* **AIM**:
Leave the pictures out and copy exactly the lines from the line containing "Output the Python" to the line containing "import pandas as pd", both lines included.

* **RECORDS**:
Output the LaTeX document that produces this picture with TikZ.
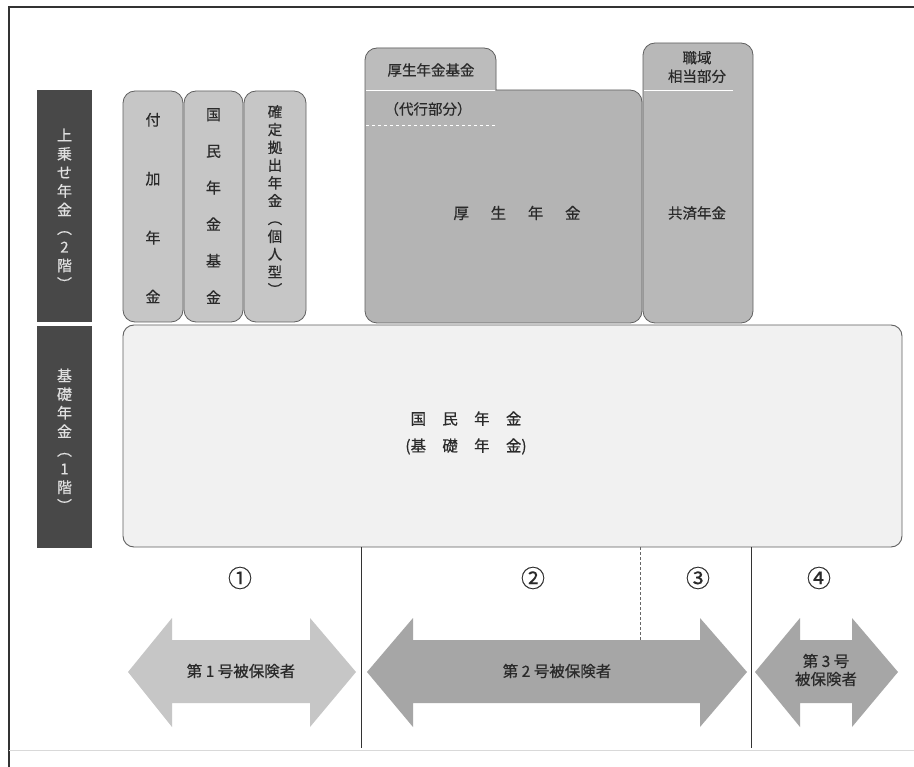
\documentclass[tikz,border=0pt]{standalone}
\usepackage{graphicx}
\usepackage{fontspec}
\setmainfont{Noto Sans CJK JP}[FakeBold=0.45]
\newcommand\vlpar{\rotatebox[origin=c]{-90}{（}}
\newcommand\vrpar{\rotatebox[origin=c]{-90}{）}}
\begin{document}
\begin{tikzpicture}[x=1pt,y=-1pt,
  darktext/.style={text=white!88!black,align=center,inner sep=0pt},
  smallbox/.style={fill=pillfill,draw=boxline,line width=0.8pt,rounded corners=12pt},
  bigbox/.style={fill=basefill,draw=boxline,line width=0.9pt,rounded corners=11pt},
  boxtext/.style={text=txt,align=center,inner sep=0pt},
  divider/.style={draw=black!80,line width=0.7pt},
  numtext/.style={text=txt,font=\fontsize{24}{26}\selectfont,inner sep=0pt},
]
\definecolor{darkbox}{HTML}{484848}
\definecolor{pillfill}{HTML}{C6C6C6}
\definecolor{kofill}{HTML}{B4B4B4}
\definecolor{tabfill}{HTML}{BCBCBC}
\definecolor{kyofill}{HTML}{B8B8B8}
\definecolor{basefill}{HTML}{F1F1F1}
\definecolor{boxline}{HTML}{606060}
\definecolor{txt}{HTML}{2A2A2A}
\definecolor{arrowlight}{HTML}{C6C6C6}
\definecolor{arrowdark}{HTML}{A6A6A6}

\useasboundingbox (0,0) rectangle (914,767);
\fill[white] (0,0) rectangle (914,767);

% frame
\draw[line width=1.4pt,draw=black!80] (9,767) -- (9,7) -- (914,7);
\draw[line width=0.5pt,draw=black!15] (9,750) -- (914,750);

% dark side labels
\fill[darkbox] (37,90) rectangle (92,322);
\node[darktext,font=\fontsize{15}{18.6}\selectfont] (lab2) at (64.5,210)
  {上\\乗\\せ\\年\\金\\\vlpar\\2\\階\\\vrpar};
\fill[darkbox] (37,326) rectangle (92,548);
\node[darktext,font=\fontsize{15}{18.6}\selectfont] (lab1) at (64.5,441)
  {基\\礎\\年\\金\\\vlpar\\1\\階\\\vrpar};

% base box
\draw[bigbox] (123,325) rectangle (902,547);
\node[boxtext,font=\fontsize{15.5}{27}\selectfont] (kokumin) at (466,433)
  {\hphantom{(}国\hspace{1.05em}民\hspace{1.05em}年\hspace{1.05em}金\hphantom{)}\\(基\hspace{1.05em}礎\hspace{1.05em}年\hspace{1.05em}金)};

% small pill boxes
\draw[smallbox] (123,91) rectangle (183,322);
\node[boxtext,font=\fontsize{15}{59}\selectfont] (fuka) at (153,208) {付\\加\\年\\金};
\draw[smallbox] (184,91) rectangle (243,322);
\node[boxtext,font=\fontsize{15}{36.6}\selectfont] (kikin) at (213.5,206) {国\\民\\年\\金\\基\\金};
\draw[smallbox] (244,91) rectangle (306,322);
\node[boxtext,font=\fontsize{14.5}{17.8}\selectfont] (kakutei) at (275,201)
  {確\\定\\拠\\出\\年\\金\\\vlpar\\個\\人\\型\\\vrpar};

% kosei nenkin with tab
\fill[kofill,rounded corners=12pt]
  (496,90) -- (642,90) -- (642,323) -- (365,323) -- (365,48) -- (496,48) -- (496,90);
\fill[tabfill,rounded corners=12pt] (496,90) -- (496,48) -- (365,48) -- (365,90);
\draw[draw=boxline,line width=0.8pt,rounded corners=12pt]
  (496,90) -- (642,90) -- (642,323) -- (365,323) -- (365,48) -- (496,48) -- (496,90);
\draw[white,line width=0.9pt] (366,90) -- (495,90);
\draw[white,line width=0.8pt,dashed] (366,125) -- (496,125);
\node[boxtext,font=\fontsize{14.5}{16}\selectfont] (kikintab) at (431,70) {厚生年金基金};
\node[boxtext,font=\fontsize{14.5}{16}\selectfont] (daiko) at (428,109) {（代行部分）};
\node[boxtext,font=\fontsize{15.5}{16}\selectfont] (kosei) at (517,213)
  {厚\hspace{1.4em}生\hspace{1.4em}年\hspace{1.4em}金};

% kyosai nenkin
\draw[fill=kyofill,draw=boxline,line width=0.8pt,rounded corners=12pt] (643,43) rectangle (753,323);
\draw[white,line width=0.9pt] (644,90) -- (733,90);
\node[boxtext,font=\fontsize{14.5}{18.5}\selectfont] (shokuiki) at (697,67) {職域\\相当部分};
\node[boxtext,font=\fontsize{14.5}{16}\selectfont] (kyosai) at (697,213) {共済年金};

% dividers
\coordinate (d1t) at (361,547); \coordinate (d1b) at (361,748);
\coordinate (d2t) at (751,547); \coordinate (d2b) at (751,748);
\coordinate (d3t) at (640,547); \coordinate (d3b) at (640,640);
\draw[divider] (d1t) -- (d1b);
\draw[divider] (d2t) -- (d2b);
\draw[draw=black!60,line width=0.7pt,densely dashed] (d3t) -- (d3b);

% circled numbers
\node[numtext] (n1) at (240,578) {①};
\node[numtext] (n2) at (533,578) {②};
\node[numtext] (n3) at (698,578) {③};
\node[numtext] (n4) at (819,578) {④};

% double arrows
\fill[arrowlight] (128,672) -- (172,618) -- (172,640) -- (310,640) -- (310,618) -- (356,672)
  -- (310,727) -- (310,703) -- (172,703) -- (172,727) -- cycle;
\fill[arrowdark] (367,672) -- (413,618) -- (413,640) -- (700,640) -- (700,618) -- (747,672)
  -- (700,727) -- (700,703) -- (413,703) -- (413,727) -- cycle;
\fill[arrowdark] (755,672) -- (800,618) -- (800,640) -- (852,640) -- (852,618) -- (898,672)
  -- (852,727) -- (852,703) -- (800,703) -- (800,727) -- cycle;
\node[boxtext,font=\fontsize{15.5}{16}\selectfont] (ins1) at (241,671) {第 1 号被保険者};
\node[boxtext,font=\fontsize{15.5}{16}\selectfont] (ins2) at (557,671) {第 2 号被保険者};
\node[boxtext,font=\fontsize{15.5}{18}\selectfont] (ins3) at (826,670) {第 3 号\\被保険者};
\end{tikzpicture}
\end{document}
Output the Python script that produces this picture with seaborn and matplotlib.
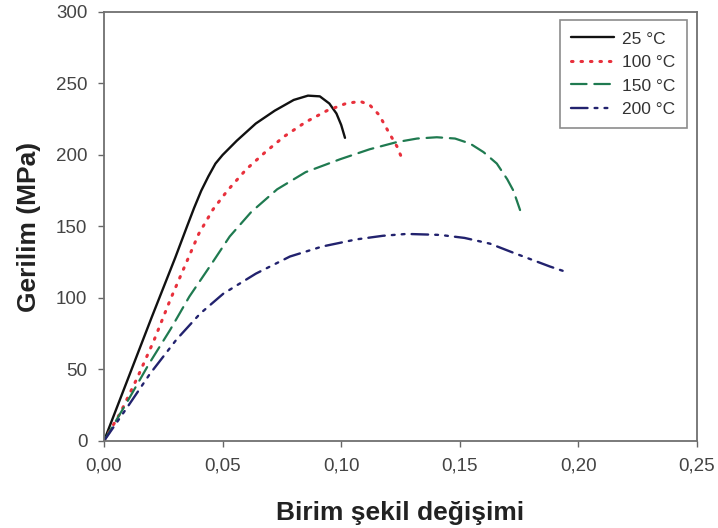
import matplotlib
matplotlib.use("Agg")
import matplotlib.pyplot as plt
from matplotlib.ticker import FuncFormatter
import seaborn as sns
import pandas as pd

# Stress-strain curves
strain_25 = [0, 0.01, 0.02, 0.03, 0.035, 0.038, 0.041, 0.044, 0.047, 0.050, 0.056, 0.064,
             0.072, 0.080, 0.086, 0.091, 0.095, 0.098, 0.100, 0.1016]
stress_25 = [0, 43, 86, 128, 150, 163, 175, 185, 194, 200, 210, 222,
             231, 238.5, 241.5, 241, 236, 229, 221, 212]

strain_100 = [0, 0.007, 0.014, 0.021, 0.028, 0.034, 0.040, 0.046, 0.052, 0.060,
              0.068, 0.076, 0.085, 0.094, 0.102, 0.108, 0.112, 0.116, 0.120, 0.1235, 0.1255]
stress_100 = [0, 20, 44, 70, 99, 122, 145, 162, 175, 190,
              202, 213, 223, 231, 236, 237.5, 235, 228, 216, 206, 198]

strain_150 = [0, 0.01, 0.019, 0.028, 0.036, 0.045, 0.053, 0.062, 0.073, 0.085, 0.0995,
              0.112, 0.1234, 0.132, 0.1403, 0.148, 0.1543, 0.160, 0.1656, 0.170, 0.1726, 0.1754]
stress_150 = [0, 28, 54, 78, 101, 123, 143, 160, 176, 188, 197,
              204, 209, 211.5, 212.4, 211.5, 208, 202, 194, 183, 175, 161.5]

strain_200 = [0, 0.01, 0.0194, 0.0306, 0.0405, 0.0503, 0.064, 0.0784, 0.092, 0.1065,
              0.1176, 0.1276, 0.1417, 0.152, 0.1627, 0.172, 0.180, 0.188, 0.1934]
stress_200 = [0, 24, 47, 71, 89, 103, 117, 129, 136, 141,
              143.5, 144.8, 144.1, 142, 138, 132, 127, 122, 119]

labels = ["25 °C", "100 °C", "150 °C", "200 °C"]
x_ticks = [0, 0.05, 0.10, 0.15, 0.20, 0.25]
y_ticks = [0, 50, 100, 150, 200, 250, 300]

series = [
    (strain_25, stress_25, "#111111", "-", 1.7),
    (strain_100, stress_100, "#e8303c", (0, (0.5, 2.6)), 2.2),
    (strain_150, stress_150, "#1f7a50", (0, (7, 3.5)), 1.6),
    (strain_200, stress_200, "#22226e", (0, (7, 3, 1.2, 3, 1.2, 3)), 1.7),
]

sns.set_style("white")
plt.rcParams["font.family"] = ["Liberation Sans", "DejaVu Sans"]

fig = plt.figure(figsize=(7.18, 5.28), dpi=100)
ax = fig.add_axes([0.1448, 0.1648, 0.8260, 0.8125])

for (xs, ys, col, ls, lw), lab in zip(series, labels):
    df = pd.DataFrame({"strain": xs, "stress": ys})
    sns.lineplot(data=df, x="strain", y="stress", ax=ax, color=col,
                 linestyle=ls, linewidth=lw, sort=False, label=lab,
                 dash_capstyle="round")

ax.set_xlim(0, 0.25)
ax.set_ylim(0, 300)
ax.set_xticks(x_ticks)
ax.set_yticks(y_ticks)
ax.xaxis.set_major_formatter(FuncFormatter(lambda v, p: f"{v:.2f}".replace(".", ",")))
ax.yaxis.set_major_formatter(FuncFormatter(lambda v, p: f"{v:.0f}"))
ax.tick_params(axis="both", direction="out", length=4, width=1, colors="#666666",
               labelcolor="#444444", labelsize=13.5, pad=8, bottom=True, left=True)

for side in ["top", "right", "bottom", "left"]:
    ax.spines[side].set_color("#707070")
    ax.spines[side].set_linewidth(1.3)

ax.set_xlabel("Birim şekil değişimi", fontsize=19, fontweight="bold",
              color="#222222", labelpad=19)
ax.set_ylabel("Gerilim (MPa)", fontsize=19, fontweight="bold",
              color="#222222", labelpad=11)

leg = ax.legend(loc="upper right", bbox_to_anchor=(0.983, 0.981), borderaxespad=0,
                fontsize=12.5, frameon=True, fancybox=False, edgecolor="#707070",
                handlelength=2.5, handletextpad=0.45, borderpad=0.65,
                labelspacing=0.48)
leg.get_frame().set_linewidth(1.2)
for t in leg.get_texts():
    t.set_color("#333333")

fig.savefig("out.png", dpi=100)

* **EXERCISE OUTPUT**:
Output the Python script that produces this picture with seaborn and matplotlib.
import matplotlib
matplotlib.use("Agg")
import matplotlib.pyplot as plt
from matplotlib.ticker import FuncFormatter
import seaborn as sns
import pandas as pd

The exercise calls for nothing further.